Seattle Mariner fans are accustomed to hearing the names of Danny Hultzen, the number two rated left-handed pitcher in all of baseball; James Paxton the number 8th right-handed pitching prospect; and Taijuan Walker the number two rated right-handed pitcher. Trader Jack is holding these three young aces, possibly looking for a fourth to strengthen his hand.
One 22-year old pitcher that does get much ink is Brandon Maurer, but the M’s have been talking about him.
A look at his minor league record does not impress. 16-17 win-loss record and career 3.65 ERA. But what has gotten Maurer the attention and a spot on the protected 40 man roster is his performance last season at Jackson, the AA minor league team filled with stars. He was 9-2 with a 3.20 ERA. In 138 innings he struck out 117 and walked 48. He made a huge jump from a mediocre 2011 between Clinton and High Desert. In fact his ERA at High Desert was +6.
But the numbers a player has put up in the minor leagues does not tell what scouts look at. Many minor leaguers put up big numbers only to fall like Humpty Dumpty in the Majors. Others do better in the Majors than the Minors.
Maurer made improvement. That is what Mariner scouts saw. He should get a promotion to Tacoma for the 2013 season. It is possible that if any of the Big Three pitching prospects do not get traded, or make the Mariner rotation (which is a possibility), the Rainiers, a short drive down I-5, could have a rotation of Hultzen, Paxson, Walker, and Maurer. That could be the best rotation in all of Minor League baseball.
That would be the perfect situation for the Mariners. The Pacific Coast League is a hitters league. If Blake Beaven, Hector Noesi, or Iwakuma, or anyone else falters-except Felix-the Mariners have four top prospects to choose from.
But there have been rumors the Mariners are currently talking a trade for an offensive player. If a trade goes through, one of those four pitchers may be gone.
For the Mariners, as for all teams, you never have enough pitching. Tacoma could have a better starting staff than Seattle. Is that enough?
Mariner shortstop Brendan Ryan, who won the Fielding Bible award as the best defensive shortstop in baseball, has added the Wilson defensive award for best shortstop in the American League. Mike Trout of the Angels won the Wilson award for best defensive player in the American League. Yet neither could win a Gold Glove. As I wrote earlier the Gold Gloves are a joke.
Now that is out of my system, at least for the moment, the Mariners had a signing that this blogger likes.
Oliver Perez, a starting pitcher who most feel never lived up to his potential and was in Tacoma when the season started, was promoted to the big club and pitched well out of the pen. He was a free agent, but the Mariners resigned him to a one year contract.
In a perfect baseball bullpen, to my mind, it would be nice to have three from the port side and three or four from the right side. Most teams struggle to find a second leftie in the bullpen, but the Mariners have three and they had solid seasons.

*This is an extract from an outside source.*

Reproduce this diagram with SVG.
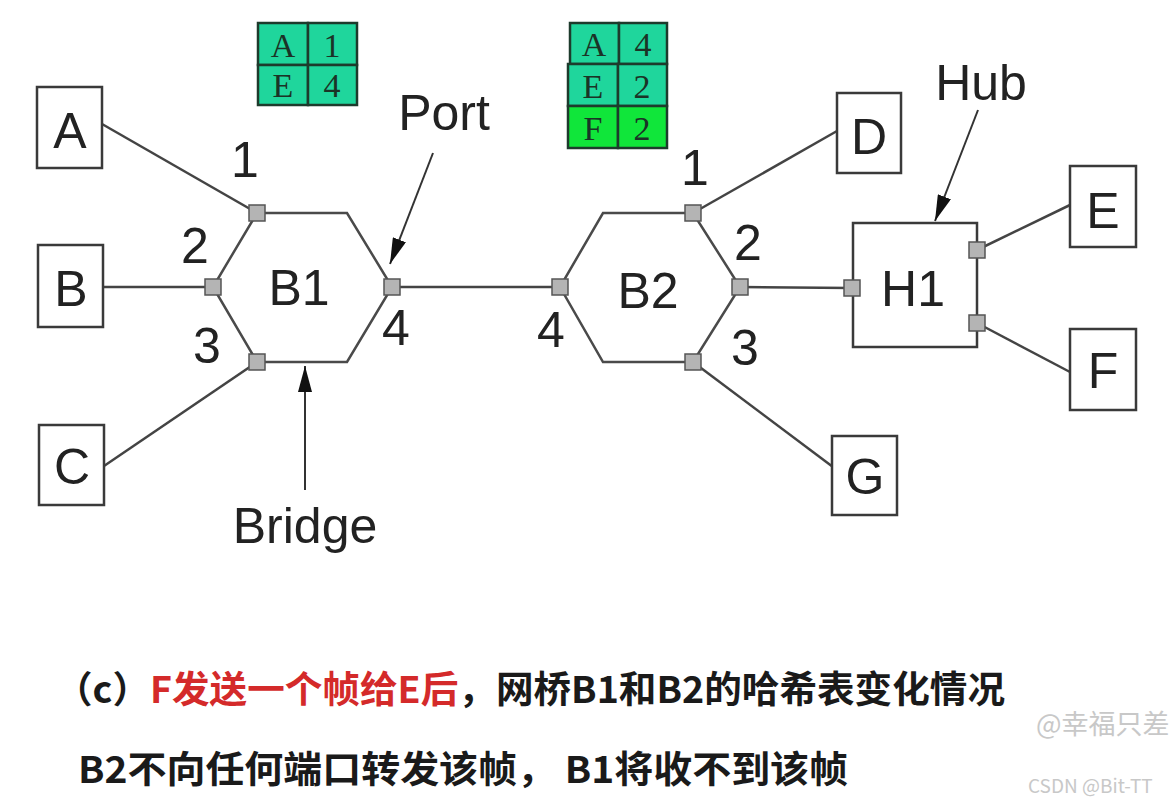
<svg xmlns="http://www.w3.org/2000/svg" width="1171" height="806" viewBox="0 0 1171 806">
<style>
  .box { fill: #ffffff; stroke: #3a3a3a; stroke-width: 2.5; }
  .hex { fill: #ffffff; stroke: #4a4a4a; stroke-width: 2.5; }
  .port { fill: #b4b4b4; stroke: #555555; stroke-width: 1.5; }
  .link { stroke: #444444; stroke-width: 2.5; fill: none; }
  .ptr { stroke: #333333; stroke-width: 2; fill: none; marker-end: url(#arrow); }
  .lbl { font-family: "Liberation Sans", Arial, sans-serif; font-size: 50px; fill: #222222; text-anchor: middle; }
  .cell { stroke: #1d3b2c; stroke-width: 2.5; }
  .t1 { fill: #1fd69c; }
  .t2 { fill: #10e63a; }
  .ct { font-family: "Liberation Serif", "Times New Roman", serif; font-size: 34px; fill: #1b3326; text-anchor: middle; }
  .cn { font-family: "Noto Sans CJK SC", "Liberation Sans", sans-serif; font-size: 37px; font-weight: 700; fill: #1a1a1a; }
  .red { fill: #d42a2a; }
  .wm { font-family: "Noto Sans CJK SC", "Liberation Sans", sans-serif; fill: #c8c8c8; }
</style>
<defs>
  <marker id="arrow" viewBox="0 0 26 14" refX="26" refY="7" markerWidth="26" markerHeight="14" markerUnits="userSpaceOnUse" orient="auto">
    <path d="M0,0 L26,7 L0,14 Z" fill="#111111"/>
  </marker>
</defs>
<rect x="0" y="0" width="1171" height="806" fill="#ffffff"/>

<g id="connectors">
  <line class="link" x1="102" y1="124" x2="257" y2="213"/>
  <line class="link" x1="103" y1="287" x2="213" y2="287"/>
  <line class="link" x1="104" y1="466" x2="257" y2="362"/>
  <line class="link" x1="392" y1="287" x2="560" y2="287"/>
  <line class="link" x1="693" y1="213" x2="837" y2="131"/>
  <line class="link" x1="693" y1="362" x2="833" y2="467"/>
  <line class="link" x1="740" y1="287" x2="852" y2="288"/>
  <line class="link" x1="977" y1="250" x2="1070" y2="205"/>
  <line class="link" x1="977" y1="323" x2="1070" y2="372"/>
  <line class="ptr" x1="433" y1="153" x2="390" y2="264"/>
  <line class="ptr" x1="978" y1="110" x2="935" y2="221"/>
  <line class="ptr" x1="305" y1="490" x2="305" y2="366"/>
</g>

<g id="A"><rect class="box" x="37" y="87" width="65" height="81"/><text class="lbl" x="70" y="148">A</text></g>
<g id="B"><rect class="box" x="38" y="245" width="65" height="82"/><text class="lbl" x="71" y="306">B</text></g>
<g id="C"><rect class="box" x="39" y="425" width="65" height="80"/><text class="lbl" x="72" y="484">C</text></g>
<g id="D"><rect class="box" x="837" y="93" width="64" height="80"/><text class="lbl" x="869" y="154">D</text></g>
<g id="G"><rect class="box" x="832" y="436" width="65" height="79"/><text class="lbl" x="865" y="494">G</text></g>
<g id="E"><rect class="box" x="1070" y="166" width="66" height="81"/><text class="lbl" x="1103" y="228">E</text></g>
<g id="F"><rect class="box" x="1070" y="329" width="66" height="81"/><text class="lbl" x="1103" y="388">F</text></g>

<g id="B1">
  <polygon class="hex" points="257,213 347,213 392,287 347,362 257,362 213,287"/>
  <rect class="port" x="249" y="205" width="16" height="16"/>
  <rect class="port" x="205" y="279" width="16" height="16"/>
  <rect class="port" x="249" y="354" width="16" height="16"/>
  <rect class="port" x="384" y="279" width="16" height="16"/>
  <text class="lbl" x="299" y="305">B1</text>
  <text class="lbl" x="245" y="177">1</text>
  <text class="lbl" x="195" y="263">2</text>
  <text class="lbl" x="207" y="363">3</text>
  <text class="lbl" x="396" y="345">4</text>
</g>

<g id="B2">
  <polygon class="hex" points="603,213 693,213 740,287 693,362 603,362 560,287"/>
  <rect class="port" x="685" y="205" width="16" height="16"/>
  <rect class="port" x="732" y="279" width="16" height="16"/>
  <rect class="port" x="685" y="354" width="16" height="16"/>
  <rect class="port" x="552" y="279" width="16" height="16"/>
  <text class="lbl" x="648" y="308">B2</text>
  <text class="lbl" x="695" y="185">1</text>
  <text class="lbl" x="748" y="260">2</text>
  <text class="lbl" x="745" y="365">3</text>
  <text class="lbl" x="551" y="347">4</text>
</g>

<g id="H1">
  <rect class="box" x="853" y="223" width="124" height="124"/>
  <rect class="port" x="844" y="280" width="16" height="16"/>
  <rect class="port" x="969" y="242" width="16" height="16"/>
  <rect class="port" x="969" y="315" width="16" height="16"/>
  <text class="lbl" x="913" y="306">H1</text>
</g>

<g id="label-port"><text class="lbl" x="444" y="130">Port</text></g>
<g id="label-hub"><text class="lbl" x="981" y="100">Hub</text></g>
<g id="label-bridge"><text class="lbl" x="305" y="543">Bridge</text></g>

<g id="table-B1">
  <rect class="cell t1" x="258" y="23" width="50" height="42"/>
  <rect class="cell t1" x="308" y="23" width="49" height="42"/>
  <rect class="cell t1" x="258" y="65" width="50" height="40"/>
  <rect class="cell t1" x="308" y="65" width="49" height="40"/>
  <text class="ct" x="283" y="57">A</text>
  <text class="ct" x="332" y="57">1</text>
  <text class="ct" x="283" y="97">E</text>
  <text class="ct" x="332" y="97">4</text>
</g>

<g id="table-B2">
  <rect class="cell t1" x="570" y="23" width="49" height="41"/>
  <rect class="cell t1" x="619" y="23" width="48" height="41"/>
  <rect class="cell t1" x="568" y="64" width="50" height="42"/>
  <rect class="cell t1" x="618" y="64" width="49" height="42"/>
  <rect class="cell t2" x="568" y="106" width="50" height="42"/>
  <rect class="cell t2" x="618" y="106" width="49" height="42"/>
  <text class="ct" x="594" y="56">A</text>
  <text class="ct" x="643" y="56">4</text>
  <text class="ct" x="593" y="98">E</text>
  <text class="ct" x="642" y="98">2</text>
  <text class="ct" x="593" y="140">F</text>
  <text class="ct" x="642" y="140">2</text>
</g>

<g id="caption">
  <text class="cn" x="55" y="703" textLength="950" lengthAdjust="spacingAndGlyphs">（c）<tspan class="red">F发送一个帧给E后</tspan>，网桥B1和B2的哈希表变化情况</text>
  <text class="cn" x="78" y="783" textLength="770" lengthAdjust="spacingAndGlyphs">B2不向任何端口转发该帧， B1将收不到该帧</text>
</g>

<g id="watermark">
  <text class="wm" x="1036" y="734" font-size="27">@幸福只差</text>
  <text class="wm" x="1028" y="793" font-size="19" fill="#bdbdbd">CSDN @Bit-TT</text>
</g>
</svg>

Besides Perez, Charlie Furbush, another former starter, was simply outstanding. In 46.1 innings, he allowed only 28 hits and struck out 53. His ERA was 2.72. Then there is Lucas Luetge, a Rule 5 draftee out of the Milwaukee Brewers farm system. He had never pitched above A ball yet he made the Mariners opening day roster. In the first 28 at bats vs, lefties he gave up two hits. He started strong, had a bump or two in the road, but ended up with a 3.98 ERA with four saves. In 40.2 innings he gave up 37 hits and struck out 38. He did walk 24, but overall a strong season.The Big Mariner in the crow’s nest can look to the port side and see three strong, tough lefties, who if they can duplicate 2012 in 2013, will provide the perfect balance to an exciting bullpen. It was the Mariners defense led my Ryan, and the Mariners pitching, with a big thank you to the port siders, who helped the M’s win more games than they should have because of the weak offense.
It proves that in baseball all three phases need to be in place. The Mariners have pitching. They have defensive. They just need a new shipment of bats. Then they can escape the cellar.